-- INFORMATION PROVIDED --
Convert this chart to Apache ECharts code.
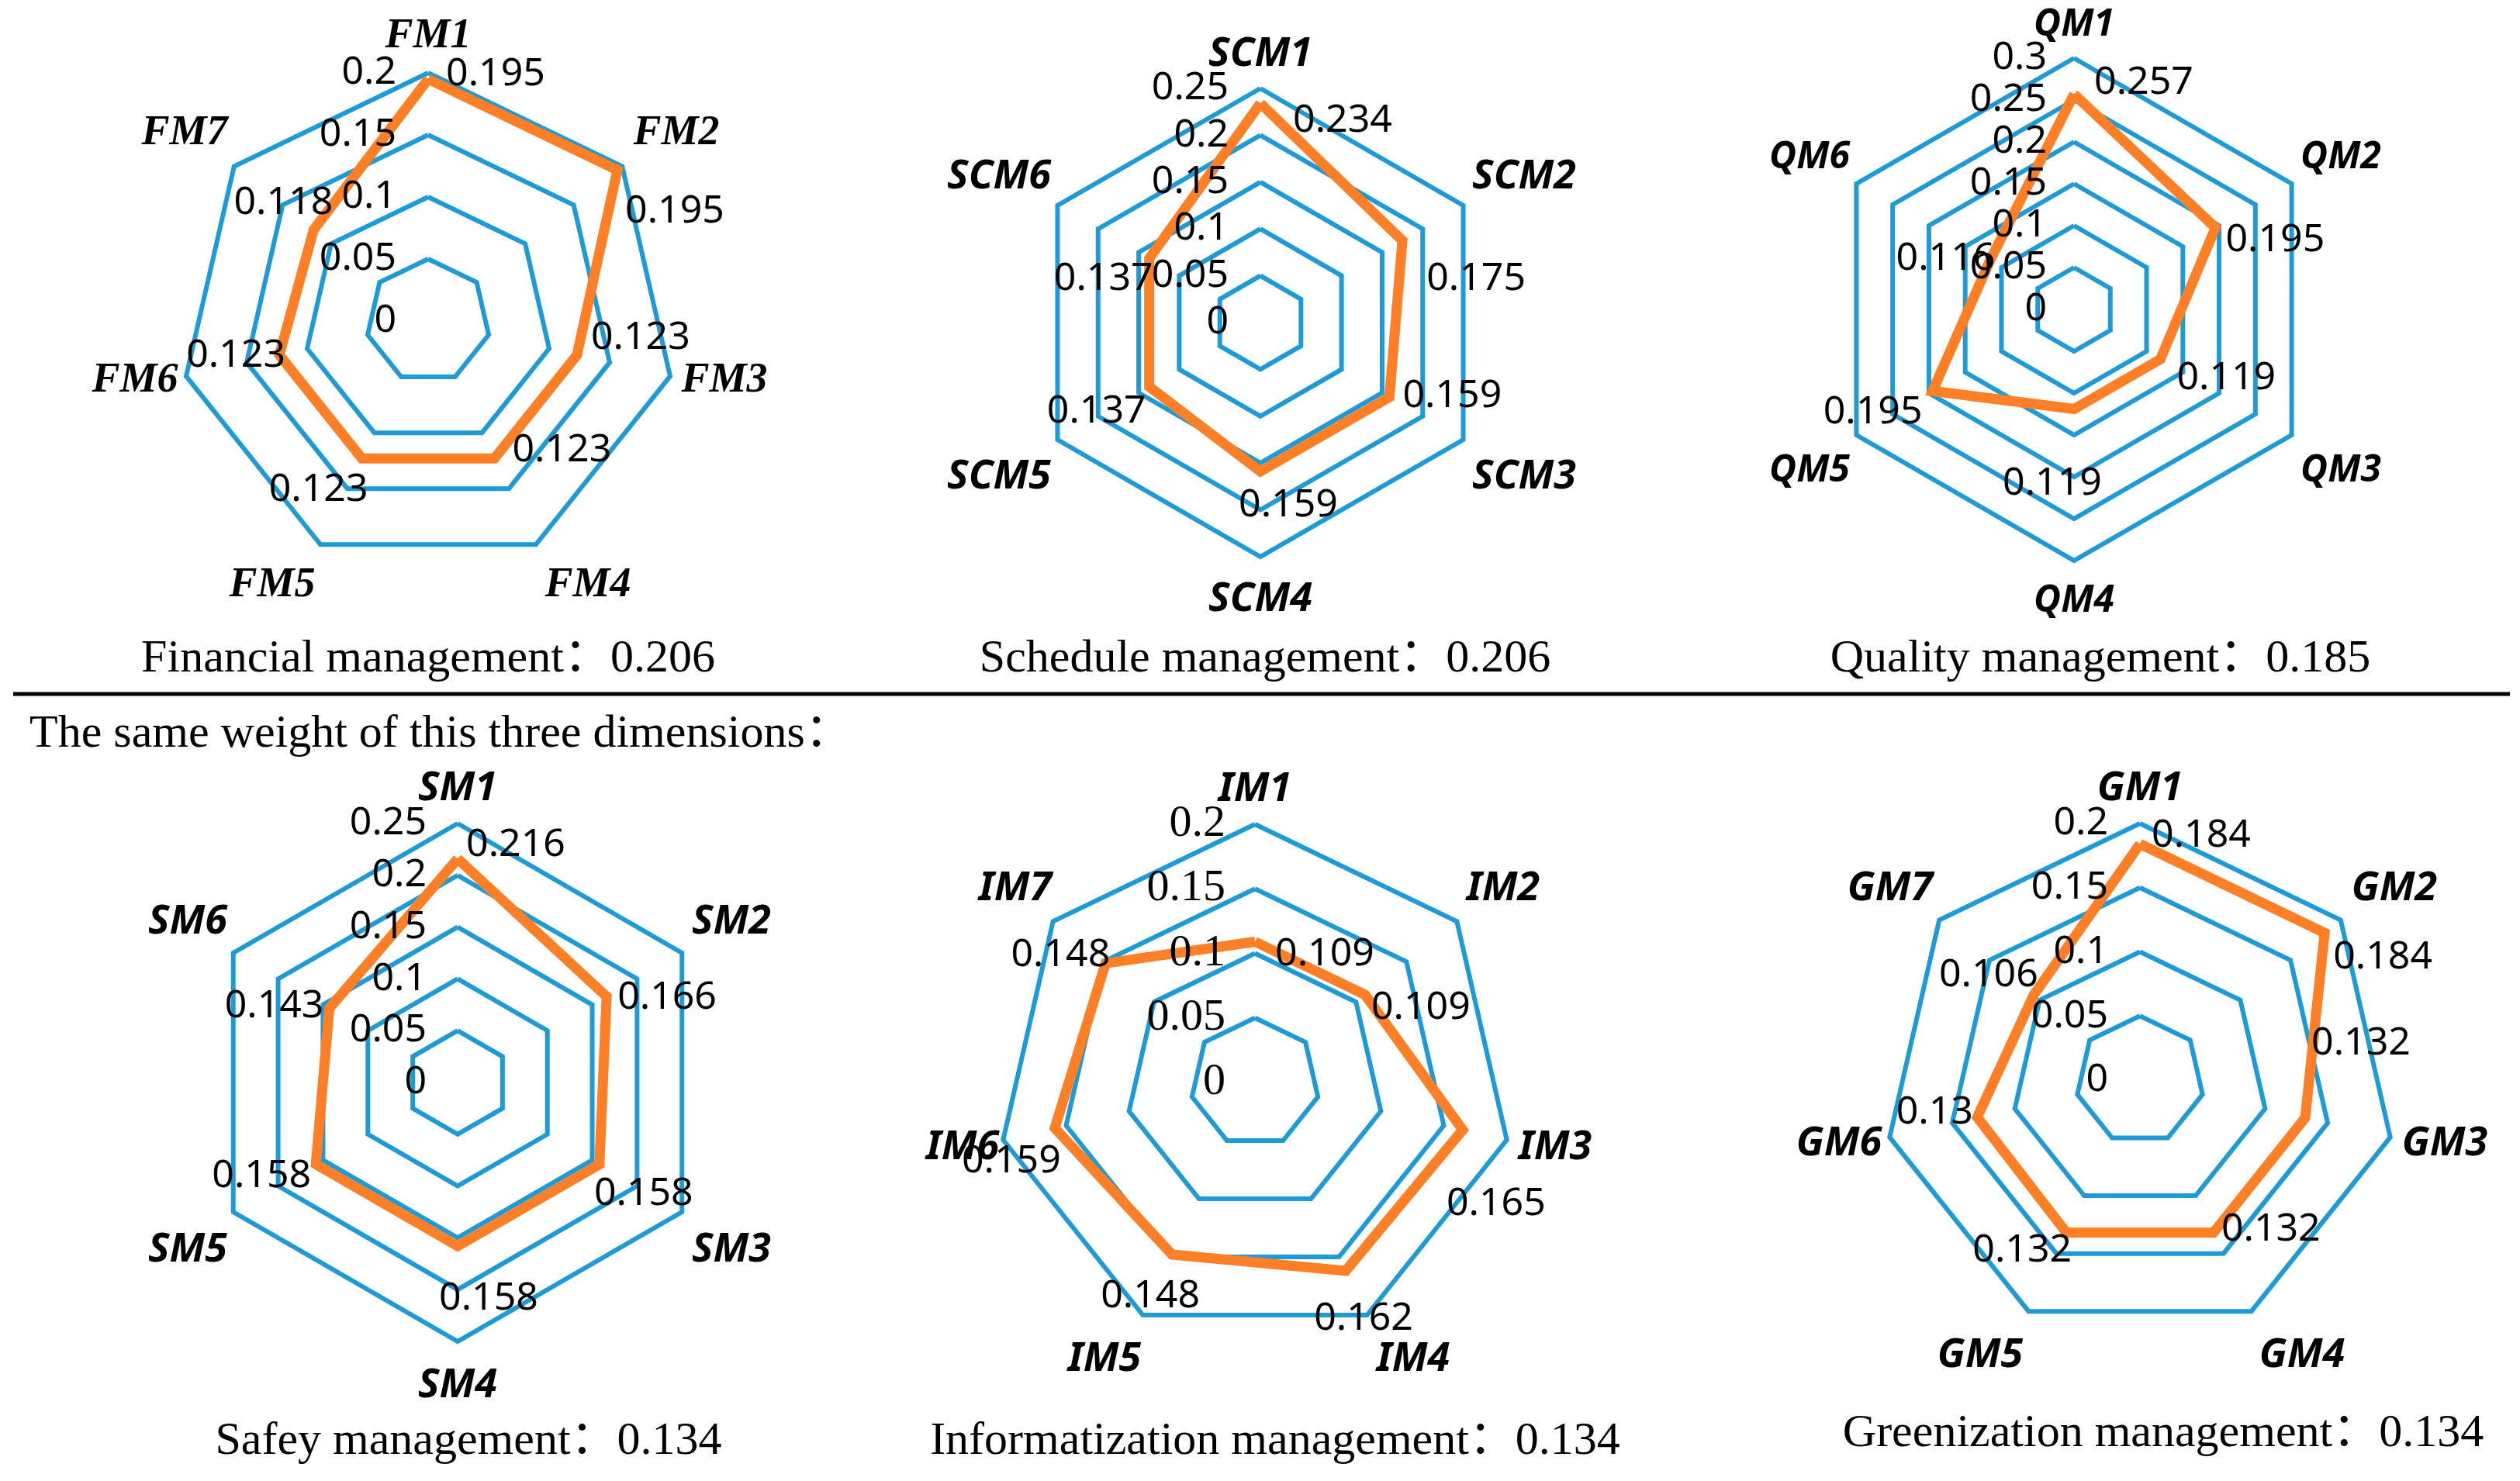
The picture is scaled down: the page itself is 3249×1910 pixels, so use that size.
<!DOCTYPE html>
<html><head><meta charset="utf-8">
<script src="https://cdn.jsdelivr.net/npm/echarts@6/dist/echarts.min.js"></script>
<style>html,body{margin:0;padding:0;background:#fff}#c{width:3249px;height:1910px}</style>
</head><body><div id="c"></div>
<script>
// ---------------- data ----------------
const fmNames = ['FM1','FM2','FM3','FM4','FM5','FM6','FM7'];
const fmValues = [0.195,0.195,0.123,0.123,0.123,0.123,0.118];
const scmNames = ['SCM1','SCM2','SCM3','SCM4','SCM5','SCM6'];
const scmValues = [0.234,0.175,0.159,0.159,0.137,0.137];
const qmNames = ['QM1','QM2','QM3','QM4','QM5','QM6'];
const qmValues = [0.257,0.195,0.119,0.119,0.195,0.116];
const smNames = ['SM1','SM2','SM3','SM4','SM5','SM6'];
const smValues = [0.216,0.166,0.158,0.158,0.158,0.143];
const imNames = ['IM1','IM2','IM3','IM4','IM5','IM6','IM7'];
const imValues = [0.109,0.109,0.165,0.162,0.148,0.159,0.148];
const gmNames = ['GM1','GM2','GM3','GM4','GM5','GM6','GM7'];
const gmValues = [0.184,0.184,0.132,0.132,0.132,0.13,0.106];
const axisMax = [0.2,0.25,0.3,0.25,0.2,0.2];
const axisSplit = [4,5,6,5,4,4];
const dimensionNames = ['Financial management','Schedule management','Quality management','Safey management','Informatization management','Greenization management'];
const dimensionWeights = ['0.206','0.206','0.185','0.134','0.134','0.134'];
const subTitle = 'The same weight of this three dimensions：';

// ---------------- layout / style ----------------
const BLUE = '#1E9BD7', ORANGE = '#FF7F27';
const SANS = 'Noto Sans', SERIF = 'Liberation Serif';
const charts = [
  {names: fmNames, values: fmValues, center:[552,414], R:320, nameFamily:SERIF, nameSize:54, axFamily:SANS, axSize:50, margin:41,
   nameOff:[[2,-367],[320,-242],[382,77],[206,341],[-201,341],[-378,77],[-314,-242]],
   labOff:[[87,-6],[74,53],[82,-22],[87,-11],[-56,40],[-56,1],[-39,-35]], cap:[552,850]},
  {names: scmNames, values: scmValues, center:[1625,416], R:302, nameFamily:SANS, nameSize:52, axFamily:SANS, axSize:50, margin:41,
   nameOff:[[0,-346],[340,-188],[340,199],[2,357],[-337,199],[-337,-188]],
   labOff:[[106,22],[95,49],[81,-1],[36,44],[-68,32],[-59,26]], cap:[1631,850]},
  {names: qmNames, values: qmValues, center:[2674,399], R:324, nameFamily:SANS, nameSize:48, axFamily:SANS, axSize:50, margin:35,
   nameOff:[[2,-367],[344,-196],[344,208],[2,376],[-341,208],[-341,-196]],
   labOff:[[90,-15],[77,16],[85,24],[-28,96],[-77,27],[-57,-3]], cap:[2708,850]},
  {names: smNames, values: smValues, center:[590,1396], R:334, nameFamily:SANS, nameSize:52, axFamily:SANS, axSize:50, margin:40,
   nameOff:[[2,-379],[353,-207],[353,216],[2,391],[-348,216],[-348,-207]],
   labOff:[[75,-18],[78,2],[57,38],[40,68],[-70,15],[-71,-3]], cap:[604,1859]},
  {names: imNames, values: imValues, center:[1618,1396], R:333, nameFamily:SANS, nameSize:52, axFamily:SERIF, axSize:58, margin:38,
   nameOff:[[3,-378],[320,-250],[387,84],[204,357],[-194,357],[-377,84],[-309,-250]],
   labOff:[[90,16],[72,17],[43,96],[23,62],[-28,54],[-56,43],[-58,-11]], cap:[1644,1859]},
  {names: gmNames, values: gmValues, center:[2759,1393], R:331, nameFamily:SANS, nameSize:52, axFamily:SANS, axSize:50, margin:41,
   nameOff:[[1,-376],[328,-247],[393,82],[209,355],[-206,355],[-388,82],[-322,-247]],
   labOff:[[79,-11],[75,32],[72,-96],[74,-4],[-57,23],[-55,-6],[-58,-26]], cap:[2789,1849]}
];

const mctx = document.createElement('canvas').getContext('2d');
function textW(t, font){ mctx.font = font; return mctx.measureText(t).width; }

// Builds a rich-text string that places the indicator name where the reference has it
function nameRich(i, name, off, theta, R, w, h){
  const s = Math.sin(theta), c = Math.cos(theta);
  const dx = off[0], dy = off[1];
  const rich = {};
  let txt = '{n|' + name + '}';
  let vH = 0, above = false;
  if (Math.abs(s) < 1e-3){
    if (c > 0){ vH = -(dy + h/2) - R; above = false; }
    else { vH = dy - h/2 - R; above = true; }
  } else {
    const edge = s > 0 ? dx - w/2 : dx + w/2;
    const hw = Math.max(0, Math.abs(edge) - R*Math.abs(s));
    if (hw > 0.5){
      rich['h' + i] = {width: hw, fontSize: 2, lineHeight: h};
      txt = s > 0 ? '{h' + i + '| }' + txt : txt + '{h' + i + '| }';
    }
    const shift = dy + R*c;
    if (shift > 0){ vH = 2*shift; above = true; } else { vH = -2*shift; above = false; }
  }
  if (vH > 0.5){
    rich['v' + i] = {height: vH, lineHeight: vH, fontSize: 2};
    txt = above ? '{v' + i + '| }\n' + txt : txt + '\n{v' + i + '| }';
  }
  return {txt, rich};
}

const gridRadars = [], labelRadars = [], series = [], graphics = [];
charts.forEach((ch, k) => {
  const n = ch.names.length;
  const order = [0]; for (let i = n-1; i >= 1; i--) order.push(i); // clockwise like Excel
  const font = 'italic bold ' + ch.nameSize + 'px "' + ch.nameFamily + '"';
  const rich = {n: {fontFamily: ch.nameFamily, fontSize: ch.nameSize, fontWeight: 'bold', fontStyle: 'italic', color: '#000', lineHeight: ch.nameSize}};
  const txtMap = {};
  ch.names.forEach((nm, i) => {
    const r = nameRich(i, nm, ch.nameOff[i], 2*Math.PI*i/n, ch.R, textW(nm, font), ch.nameSize);
    Object.assign(rich, r.rich); txtMap[nm] = r.txt;
  });
  const base = {center: ch.center, radius: ch.R, shape: 'polygon', startAngle: 90, splitNumber: axisSplit[k],
    axisNameGap: 0, nameMoveOverlap: false, splitArea: {show: false}, axisLine: {show: false}, axisTick: {show: false}};
  // grid + category names (drawn below the data line)
  gridRadars.push(Object.assign({}, base, {
    z: 0,
    indicator: order.map(i => ({name: ch.names[i], min: 0, max: axisMax[k], nameMoveOverlap: false})),
    axisName: {show: true, color: '#000', fontFamily: ch.nameFamily, fontSize: ch.nameSize, fontWeight: 'bold', fontStyle: 'italic',
      formatter: (v) => txtMap[v], rich: rich},
    splitLine: {lineStyle: {color: BLUE, width: 6}},
    axisLabel: {show: false}
  }));
  // same axes again, only for the tick values, drawn above the data line
  labelRadars.push(Object.assign({}, base, {
    z: 5,
    indicator: order.map(i => {
      const ind = {name: ch.names[i], min: 0, max: axisMax[k], nameMoveOverlap: false};
      if (i === 0) ind.axisLabel = {show: true};
      return ind;
    }),
    axisName: {show: false},
    splitLine: {show: false},
    axisLabel: {show: false, color: '#000', fontFamily: ch.axFamily, fontSize: ch.axSize, margin: ch.margin,
      formatter: (v) => String(parseFloat((+v).toFixed(4)))}
  }));
  series.push({
    type: 'radar', radarIndex: k, symbol: 'circle', symbolSize: 2, z: 3,
    lineStyle: {color: ORANGE, width: 13, join: 'miter'},
    itemStyle: {color: ORANGE},
    label: {show: true, color: '#000', fontFamily: SANS, fontSize: 50},
    labelLayout: function (p) {
      const r = p.rect; const vx = r.x + r.width/2, vy = r.y + r.height/2;
      let th = Math.atan2(vx - ch.center[0], ch.center[1] - vy);
      if (th < 0) th += 2*Math.PI;
      const idx = Math.round(th / (2*Math.PI/n)) % n;
      const o = ch.labOff[idx];
      return {x: vx + o[0], y: vy + o[1], align: 'center', verticalAlign: 'middle'};
    },
    data: [{value: order.map(i => ch.values[i]), name: dimensionNames[k]}]
  });
  graphics.push({type: 'text', x: ch.cap[0], y: ch.cap[1],
    style: {text: dimensionNames[k] + '：' + dimensionWeights[k], fill: '#000', font: '60px "Liberation Serif", "Noto Sans CJK SC"', align: 'center', verticalAlign: 'middle'}});
});
graphics.push({type: 'line', shape: {x1: 17, y1: 895, x2: 3236, y2: 895}, style: {stroke: '#000', lineWidth: 5}});
graphics.push({type: 'text', x: 38, y: 947, style: {text: subTitle, fill: '#000', font: '60px "Liberation Serif", "Noto Sans CJK SC"', align: 'left', verticalAlign: 'middle'}});

const chart = echarts.init(document.getElementById('c'), null, {renderer: 'canvas'});
chart.setOption({animation: false, backgroundColor: '#fff', radar: gridRadars.concat(labelRadars), series: series, graphic: graphics});
</script></body></html>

-- THE TASK --
Begin with the line containing "The picture is" and end with the line containing "const subTitle = 'The"; repeat every line from start to finish exactly, and nothing outside them.

-- FINAL ANSWER --
The picture is scaled down: the page itself is 3249×1910 pixels, so use that size.
<!DOCTYPE html>
<html><head><meta charset="utf-8">
<script src="https://cdn.jsdelivr.net/npm/echarts@6/dist/echarts.min.js"></script>
<style>html,body{margin:0;padding:0;background:#fff}#c{width:3249px;height:1910px}</style>
</head><body><div id="c"></div>
<script>
// ---------------- data ----------------
const fmNames = ['FM1','FM2','FM3','FM4','FM5','FM6','FM7'];
const fmValues = [0.195,0.195,0.123,0.123,0.123,0.123,0.118];
const scmNames = ['SCM1','SCM2','SCM3','SCM4','SCM5','SCM6'];
const scmValues = [0.234,0.175,0.159,0.159,0.137,0.137];
const qmNames = ['QM1','QM2','QM3','QM4','QM5','QM6'];
const qmValues = [0.257,0.195,0.119,0.119,0.195,0.116];
const smNames = ['SM1','SM2','SM3','SM4','SM5','SM6'];
const smValues = [0.216,0.166,0.158,0.158,0.158,0.143];
const imNames = ['IM1','IM2','IM3','IM4','IM5','IM6','IM7'];
const imValues = [0.109,0.109,0.165,0.162,0.148,0.159,0.148];
const gmNames = ['GM1','GM2','GM3','GM4','GM5','GM6','GM7'];
const gmValues = [0.184,0.184,0.132,0.132,0.132,0.13,0.106];
const axisMax = [0.2,0.25,0.3,0.25,0.2,0.2];
const axisSplit = [4,5,6,5,4,4];
const dimensionNames = ['Financial management','Schedule management','Quality management','Safey management','Informatization management','Greenization management'];
const dimensionWeights = ['0.206','0.206','0.185','0.134','0.134','0.134'];
const subTitle = 'The same weight of this three dimensions：';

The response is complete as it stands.